Output the material exactly, but drop every image it holds.

________________________________________

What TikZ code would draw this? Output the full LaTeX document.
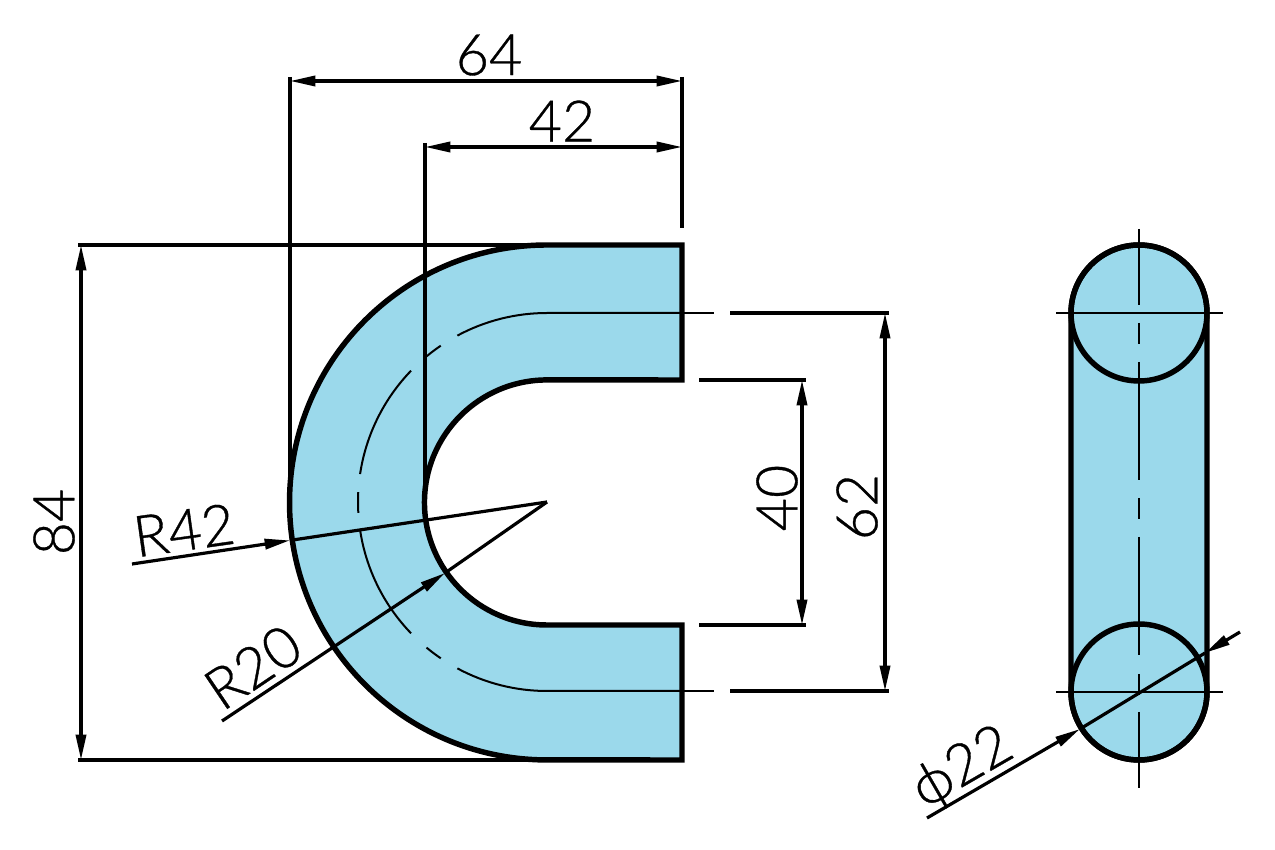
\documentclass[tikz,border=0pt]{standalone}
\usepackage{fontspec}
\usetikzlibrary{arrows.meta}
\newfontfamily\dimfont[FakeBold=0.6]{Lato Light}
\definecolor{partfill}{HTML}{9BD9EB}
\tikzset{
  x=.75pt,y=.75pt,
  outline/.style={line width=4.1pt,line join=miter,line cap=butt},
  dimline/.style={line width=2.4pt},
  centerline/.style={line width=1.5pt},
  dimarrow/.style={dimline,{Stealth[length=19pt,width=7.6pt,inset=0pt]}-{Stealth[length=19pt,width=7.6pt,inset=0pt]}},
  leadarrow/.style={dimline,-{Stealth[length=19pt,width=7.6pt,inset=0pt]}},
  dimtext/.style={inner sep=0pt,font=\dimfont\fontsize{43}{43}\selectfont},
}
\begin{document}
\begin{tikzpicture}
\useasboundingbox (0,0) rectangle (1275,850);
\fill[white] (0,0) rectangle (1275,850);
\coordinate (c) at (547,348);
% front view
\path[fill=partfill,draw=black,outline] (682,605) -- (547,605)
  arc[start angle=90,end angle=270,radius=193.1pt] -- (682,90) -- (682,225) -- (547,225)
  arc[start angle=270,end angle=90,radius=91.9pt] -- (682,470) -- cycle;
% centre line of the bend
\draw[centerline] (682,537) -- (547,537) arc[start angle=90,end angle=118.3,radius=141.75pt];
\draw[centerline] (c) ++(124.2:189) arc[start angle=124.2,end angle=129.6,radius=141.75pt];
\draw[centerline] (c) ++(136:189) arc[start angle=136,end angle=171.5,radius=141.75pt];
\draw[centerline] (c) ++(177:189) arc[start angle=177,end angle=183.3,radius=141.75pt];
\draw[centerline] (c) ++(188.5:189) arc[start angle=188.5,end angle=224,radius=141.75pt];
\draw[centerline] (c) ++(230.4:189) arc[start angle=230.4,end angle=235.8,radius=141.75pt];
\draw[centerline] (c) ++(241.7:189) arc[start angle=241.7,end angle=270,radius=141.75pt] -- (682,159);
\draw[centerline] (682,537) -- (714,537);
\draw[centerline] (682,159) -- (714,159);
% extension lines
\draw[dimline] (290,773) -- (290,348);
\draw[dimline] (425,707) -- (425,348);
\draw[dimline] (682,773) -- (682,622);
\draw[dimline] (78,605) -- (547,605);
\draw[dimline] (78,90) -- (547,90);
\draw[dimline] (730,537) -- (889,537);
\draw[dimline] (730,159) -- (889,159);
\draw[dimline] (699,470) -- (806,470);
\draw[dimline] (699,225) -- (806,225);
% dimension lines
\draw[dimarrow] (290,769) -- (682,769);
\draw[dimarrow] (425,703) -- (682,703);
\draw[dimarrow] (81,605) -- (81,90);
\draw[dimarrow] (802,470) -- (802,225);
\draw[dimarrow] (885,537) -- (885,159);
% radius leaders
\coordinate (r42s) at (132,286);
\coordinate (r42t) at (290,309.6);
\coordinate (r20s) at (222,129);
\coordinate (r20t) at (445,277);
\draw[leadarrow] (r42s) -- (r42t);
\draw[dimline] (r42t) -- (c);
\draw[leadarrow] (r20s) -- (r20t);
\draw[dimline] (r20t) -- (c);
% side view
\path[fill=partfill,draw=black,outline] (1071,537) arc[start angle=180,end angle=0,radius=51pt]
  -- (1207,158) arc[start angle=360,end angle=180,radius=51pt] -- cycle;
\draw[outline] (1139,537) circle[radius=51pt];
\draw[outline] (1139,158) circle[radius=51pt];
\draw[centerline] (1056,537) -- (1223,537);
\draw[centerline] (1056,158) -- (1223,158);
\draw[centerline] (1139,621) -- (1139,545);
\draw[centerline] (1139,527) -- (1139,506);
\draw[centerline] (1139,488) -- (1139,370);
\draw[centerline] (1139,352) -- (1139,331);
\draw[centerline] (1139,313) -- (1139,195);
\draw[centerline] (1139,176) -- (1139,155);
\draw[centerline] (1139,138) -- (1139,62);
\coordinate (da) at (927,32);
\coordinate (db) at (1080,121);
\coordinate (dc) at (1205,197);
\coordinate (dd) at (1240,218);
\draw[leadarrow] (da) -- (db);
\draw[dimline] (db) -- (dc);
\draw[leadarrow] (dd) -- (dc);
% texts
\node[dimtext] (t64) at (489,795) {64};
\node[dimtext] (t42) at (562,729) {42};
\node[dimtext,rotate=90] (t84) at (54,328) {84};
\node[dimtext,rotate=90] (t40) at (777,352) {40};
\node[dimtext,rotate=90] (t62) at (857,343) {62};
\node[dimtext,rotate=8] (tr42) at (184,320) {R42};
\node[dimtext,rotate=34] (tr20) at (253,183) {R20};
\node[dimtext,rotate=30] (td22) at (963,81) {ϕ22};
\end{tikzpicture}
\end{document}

________________________________________

## Exercise output
What TikZ code would draw this? Output the full LaTeX document.
\documentclass[tikz,border=0pt]{standalone}
\usepackage{fontspec}
\usetikzlibrary{arrows.meta}
\newfontfamily\dimfont[FakeBold=0.6]{Lato Light}
\definecolor{partfill}{HTML}{9BD9EB}
\tikzset{
  x=.75pt,y=.75pt,
  outline/.style={line width=4.1pt,line join=miter,line cap=butt},
  dimline/.style={line width=2.4pt},
  centerline/.style={line width=1.5pt},
  dimarrow/.style={dimline,{Stealth[length=19pt,width=7.6pt,inset=0pt]}-{Stealth[length=19pt,width=7.6pt,inset=0pt]}},
  leadarrow/.style={dimline,-{Stealth[length=19pt,width=7.6pt,inset=0pt]}},
  dimtext/.style={inner sep=0pt,font=\dimfont\fontsize{43}{43}\selectfont},
}
\begin{document}
\begin{tikzpicture}
\useasboundingbox (0,0) rectangle (1275,850);
\fill[white] (0,0) rectangle (1275,850);
\coordinate (c) at (547,348);
% front view
\path[fill=partfill,draw=black,outline] (682,605) -- (547,605)
  arc[start angle=90,end angle=270,radius=193.1pt] -- (682,90) -- (682,225) -- (547,225)
  arc[start angle=270,end angle=90,radius=91.9pt] -- (682,470) -- cycle;
% centre line of the bend
\draw[centerline] (682,537) -- (547,537) arc[start angle=90,end angle=118.3,radius=141.75pt];
\draw[centerline] (c) ++(124.2:189) arc[start angle=124.2,end angle=129.6,radius=141.75pt];
\draw[centerline] (c) ++(136:189) arc[start angle=136,end angle=171.5,radius=141.75pt];
\draw[centerline] (c) ++(177:189) arc[start angle=177,end angle=183.3,radius=141.75pt];
\draw[centerline] (c) ++(188.5:189) arc[start angle=188.5,end angle=224,radius=141.75pt];
\draw[centerline] (c) ++(230.4:189) arc[start angle=230.4,end angle=235.8,radius=141.75pt];
\draw[centerline] (c) ++(241.7:189) arc[start angle=241.7,end angle=270,radius=141.75pt] -- (682,159);
\draw[centerline] (682,537) -- (714,537);
\draw[centerline] (682,159) -- (714,159);
% extension lines
\draw[dimline] (290,773) -- (290,348);
\draw[dimline] (425,707) -- (425,348);
\draw[dimline] (682,773) -- (682,622);
\draw[dimline] (78,605) -- (547,605);
\draw[dimline] (78,90) -- (547,90);
\draw[dimline] (730,537) -- (889,537);
\draw[dimline] (730,159) -- (889,159);
\draw[dimline] (699,470) -- (806,470);
\draw[dimline] (699,225) -- (806,225);
% dimension lines
\draw[dimarrow] (290,769) -- (682,769);
\draw[dimarrow] (425,703) -- (682,703);
\draw[dimarrow] (81,605) -- (81,90);
\draw[dimarrow] (802,470) -- (802,225);
\draw[dimarrow] (885,537) -- (885,159);
% radius leaders
\coordinate (r42s) at (132,286);
\coordinate (r42t) at (290,309.6);
\coordinate (r20s) at (222,129);
\coordinate (r20t) at (445,277);
\draw[leadarrow] (r42s) -- (r42t);
\draw[dimline] (r42t) -- (c);
\draw[leadarrow] (r20s) -- (r20t);
\draw[dimline] (r20t) -- (c);
% side view
\path[fill=partfill,draw=black,outline] (1071,537) arc[start angle=180,end angle=0,radius=51pt]
  -- (1207,158) arc[start angle=360,end angle=180,radius=51pt] -- cycle;
\draw[outline] (1139,537) circle[radius=51pt];
\draw[outline] (1139,158) circle[radius=51pt];
\draw[centerline] (1056,537) -- (1223,537);
\draw[centerline] (1056,158) -- (1223,158);
\draw[centerline] (1139,621) -- (1139,545);
\draw[centerline] (1139,527) -- (1139,506);
\draw[centerline] (1139,488) -- (1139,370);
\draw[centerline] (1139,352) -- (1139,331);
\draw[centerline] (1139,313) -- (1139,195);
\draw[centerline] (1139,176) -- (1139,155);
\draw[centerline] (1139,138) -- (1139,62);
\coordinate (da) at (927,32);
\coordinate (db) at (1080,121);
\coordinate (dc) at (1205,197);
\coordinate (dd) at (1240,218);
\draw[leadarrow] (da) -- (db);
\draw[dimline] (db) -- (dc);
\draw[leadarrow] (dd) -- (dc);
% texts
\node[dimtext] (t64) at (489,795) {64};
\node[dimtext] (t42) at (562,729) {42};
\node[dimtext,rotate=90] (t84) at (54,328) {84};
\node[dimtext,rotate=90] (t40) at (777,352) {40};
\node[dimtext,rotate=90] (t62) at (857,343) {62};
\node[dimtext,rotate=8] (tr42) at (184,320) {R42};
\node[dimtext,rotate=34] (tr20) at (253,183) {R20};
\node[dimtext,rotate=30] (td22) at (963,81) {ϕ22};
\end{tikzpicture}
\end{document}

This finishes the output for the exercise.